Moradias localizadas próximas à Estação de Furnas
Os impactos se ampliam, por haver nestas novas comunidades reassentadas um grande número de trabalhadores – catadores e funcionários da rede hoteleira – que dependem da região central da cidade, onerando de forma significativa o seu cotidiano. Os reassentamentos em geral também desconsideram as redes sociais já estabelecidas, bem como os novos conflitos gerados nos processos dos assentamentos, gerando outras violências nesse deslocamento forçado.
Cabe notar que parte significativa das residências se encontra bastante próxima da Estação Transformadora de Furnas, que emite um ruído permanente 24 horas por dia. Alem disso inúmeras moradias se encontram relativamente próxima das diversas torres e cabos de alta tensão que saem da Usina em direção a inúmeras cidades brasileiras.

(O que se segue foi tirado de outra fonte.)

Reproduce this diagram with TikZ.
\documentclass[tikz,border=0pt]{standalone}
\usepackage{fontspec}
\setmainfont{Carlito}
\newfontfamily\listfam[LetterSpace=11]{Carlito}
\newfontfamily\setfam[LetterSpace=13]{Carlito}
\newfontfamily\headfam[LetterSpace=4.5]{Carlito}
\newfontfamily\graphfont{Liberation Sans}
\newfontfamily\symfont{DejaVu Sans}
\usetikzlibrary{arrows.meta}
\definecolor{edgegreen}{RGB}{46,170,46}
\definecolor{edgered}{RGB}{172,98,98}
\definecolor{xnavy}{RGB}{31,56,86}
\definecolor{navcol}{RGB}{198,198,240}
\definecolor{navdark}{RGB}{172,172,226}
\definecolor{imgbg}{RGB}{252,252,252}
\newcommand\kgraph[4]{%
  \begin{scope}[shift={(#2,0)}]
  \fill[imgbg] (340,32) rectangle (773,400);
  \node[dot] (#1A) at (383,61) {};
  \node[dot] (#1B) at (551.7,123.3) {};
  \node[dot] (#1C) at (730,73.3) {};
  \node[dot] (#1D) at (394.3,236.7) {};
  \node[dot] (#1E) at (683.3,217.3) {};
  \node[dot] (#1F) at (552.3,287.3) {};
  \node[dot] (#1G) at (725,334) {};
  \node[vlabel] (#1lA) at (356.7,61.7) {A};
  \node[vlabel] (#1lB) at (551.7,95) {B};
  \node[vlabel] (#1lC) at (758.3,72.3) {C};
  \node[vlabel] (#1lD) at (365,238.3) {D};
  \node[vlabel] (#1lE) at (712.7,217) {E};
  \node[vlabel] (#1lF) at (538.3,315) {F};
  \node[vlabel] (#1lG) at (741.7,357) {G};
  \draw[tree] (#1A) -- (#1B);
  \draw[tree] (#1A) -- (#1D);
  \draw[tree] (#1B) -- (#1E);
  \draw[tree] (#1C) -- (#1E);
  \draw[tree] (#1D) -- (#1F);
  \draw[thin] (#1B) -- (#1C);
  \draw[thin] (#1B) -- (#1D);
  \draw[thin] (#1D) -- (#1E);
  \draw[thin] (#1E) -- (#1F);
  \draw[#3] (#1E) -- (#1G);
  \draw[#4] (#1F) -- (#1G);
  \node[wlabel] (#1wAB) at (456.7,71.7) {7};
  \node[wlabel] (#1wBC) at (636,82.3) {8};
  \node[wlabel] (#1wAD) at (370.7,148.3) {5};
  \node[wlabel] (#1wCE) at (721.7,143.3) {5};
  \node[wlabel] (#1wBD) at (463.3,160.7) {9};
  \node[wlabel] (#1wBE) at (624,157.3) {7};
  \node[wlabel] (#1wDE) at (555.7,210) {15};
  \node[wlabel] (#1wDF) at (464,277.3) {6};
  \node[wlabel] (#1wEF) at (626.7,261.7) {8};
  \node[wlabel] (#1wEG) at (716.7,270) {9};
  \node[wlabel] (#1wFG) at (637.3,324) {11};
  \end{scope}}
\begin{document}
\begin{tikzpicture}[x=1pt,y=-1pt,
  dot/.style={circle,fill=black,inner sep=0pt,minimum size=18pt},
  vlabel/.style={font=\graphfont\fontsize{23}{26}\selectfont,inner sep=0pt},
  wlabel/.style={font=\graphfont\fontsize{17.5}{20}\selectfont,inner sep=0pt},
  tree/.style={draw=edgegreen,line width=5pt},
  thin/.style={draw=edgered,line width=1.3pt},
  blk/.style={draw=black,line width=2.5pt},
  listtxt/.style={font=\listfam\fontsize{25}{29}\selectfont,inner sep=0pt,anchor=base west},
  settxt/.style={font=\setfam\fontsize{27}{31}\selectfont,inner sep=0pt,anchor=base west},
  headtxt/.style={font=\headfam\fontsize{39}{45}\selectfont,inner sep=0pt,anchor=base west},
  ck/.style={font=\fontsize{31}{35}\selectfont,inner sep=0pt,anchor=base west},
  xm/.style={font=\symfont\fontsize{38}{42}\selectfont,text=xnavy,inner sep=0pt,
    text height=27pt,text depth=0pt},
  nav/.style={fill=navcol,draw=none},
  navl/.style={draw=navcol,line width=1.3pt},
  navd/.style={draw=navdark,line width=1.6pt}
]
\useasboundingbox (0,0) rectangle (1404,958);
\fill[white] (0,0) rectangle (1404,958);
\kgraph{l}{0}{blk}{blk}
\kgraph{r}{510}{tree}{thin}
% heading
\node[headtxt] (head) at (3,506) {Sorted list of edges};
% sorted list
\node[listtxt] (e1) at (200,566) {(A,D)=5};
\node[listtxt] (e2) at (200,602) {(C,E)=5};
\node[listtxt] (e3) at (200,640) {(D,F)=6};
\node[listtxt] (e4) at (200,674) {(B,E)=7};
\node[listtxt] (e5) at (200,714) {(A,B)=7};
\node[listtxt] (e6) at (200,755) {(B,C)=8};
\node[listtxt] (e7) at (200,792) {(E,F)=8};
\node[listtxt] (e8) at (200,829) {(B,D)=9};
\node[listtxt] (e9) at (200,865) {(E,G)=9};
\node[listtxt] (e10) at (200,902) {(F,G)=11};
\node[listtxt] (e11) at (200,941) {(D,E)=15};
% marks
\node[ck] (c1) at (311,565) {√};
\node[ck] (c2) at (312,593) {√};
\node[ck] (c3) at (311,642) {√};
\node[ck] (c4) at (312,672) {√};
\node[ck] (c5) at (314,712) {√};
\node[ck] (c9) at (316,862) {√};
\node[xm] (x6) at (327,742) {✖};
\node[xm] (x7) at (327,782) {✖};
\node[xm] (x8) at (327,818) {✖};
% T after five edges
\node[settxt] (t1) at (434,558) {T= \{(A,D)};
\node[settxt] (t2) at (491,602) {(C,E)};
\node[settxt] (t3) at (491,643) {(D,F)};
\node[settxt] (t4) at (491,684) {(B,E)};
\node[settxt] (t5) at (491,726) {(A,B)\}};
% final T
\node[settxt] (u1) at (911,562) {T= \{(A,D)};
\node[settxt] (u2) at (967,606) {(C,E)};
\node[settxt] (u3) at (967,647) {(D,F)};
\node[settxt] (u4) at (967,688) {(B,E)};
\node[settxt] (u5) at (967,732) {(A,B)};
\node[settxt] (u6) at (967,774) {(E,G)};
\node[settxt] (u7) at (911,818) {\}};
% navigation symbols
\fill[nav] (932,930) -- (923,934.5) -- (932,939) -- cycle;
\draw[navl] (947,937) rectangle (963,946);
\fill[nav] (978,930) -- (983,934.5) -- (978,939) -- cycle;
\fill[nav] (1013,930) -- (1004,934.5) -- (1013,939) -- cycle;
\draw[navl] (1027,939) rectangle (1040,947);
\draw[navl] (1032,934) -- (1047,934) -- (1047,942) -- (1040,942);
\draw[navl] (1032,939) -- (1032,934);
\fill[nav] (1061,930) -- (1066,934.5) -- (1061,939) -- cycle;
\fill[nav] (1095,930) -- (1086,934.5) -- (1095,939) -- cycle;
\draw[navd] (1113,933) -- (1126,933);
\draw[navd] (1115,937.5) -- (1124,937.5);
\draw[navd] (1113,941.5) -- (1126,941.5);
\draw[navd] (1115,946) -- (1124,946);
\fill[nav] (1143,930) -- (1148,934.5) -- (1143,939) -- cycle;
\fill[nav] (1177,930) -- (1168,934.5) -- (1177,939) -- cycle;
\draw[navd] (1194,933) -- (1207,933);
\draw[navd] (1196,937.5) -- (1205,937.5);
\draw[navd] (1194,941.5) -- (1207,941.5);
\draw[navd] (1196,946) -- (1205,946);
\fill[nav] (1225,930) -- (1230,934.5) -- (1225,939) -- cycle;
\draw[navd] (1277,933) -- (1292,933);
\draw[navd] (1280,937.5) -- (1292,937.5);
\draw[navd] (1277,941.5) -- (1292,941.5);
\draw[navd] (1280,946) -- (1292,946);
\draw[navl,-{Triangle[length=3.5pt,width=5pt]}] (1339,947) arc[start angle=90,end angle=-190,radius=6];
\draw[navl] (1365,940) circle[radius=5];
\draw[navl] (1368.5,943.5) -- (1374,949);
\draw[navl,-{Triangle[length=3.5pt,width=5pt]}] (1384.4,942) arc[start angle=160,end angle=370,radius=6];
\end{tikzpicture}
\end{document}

Há relatos de incomodo por parte de alguns moradores com relação aos ruídos emitidos pela Estação Transformadora e também relatos de problemas de saúde, assunto que demanda maior aprofundamento por meio de pesquisas acadêmicas e cientificas e que serão realizadas em parceria entre a UNILA e a UFABC.
Ao final da visita notou-se que Foz do Iguaçu é bastante similar a outras cidades turísticas grandes e médias do Brasil, consideradas ricas ou economicamente dinâmicas. Possui, de um lado, a face desenvolvida, rica e elegante, possível de se notar próximo aos bairros consolidados e bem localizados da cidade, e de outro, a face, empobrecida, explorada e invisibilizada.
A ação pioneira da Universidade junto a essas comunidades cumpre um papel primordial no sentido de abrir-se para esta realidade, inovando no campo da extensão, da pesquisa e do ensino, na perspectiva do direito a moradia e do direito a cidade para todos. Trata-se de um belo exemplo de atuação da universidade pública diante de graves problemas contemporâneos que afetam as cidades brasileiras.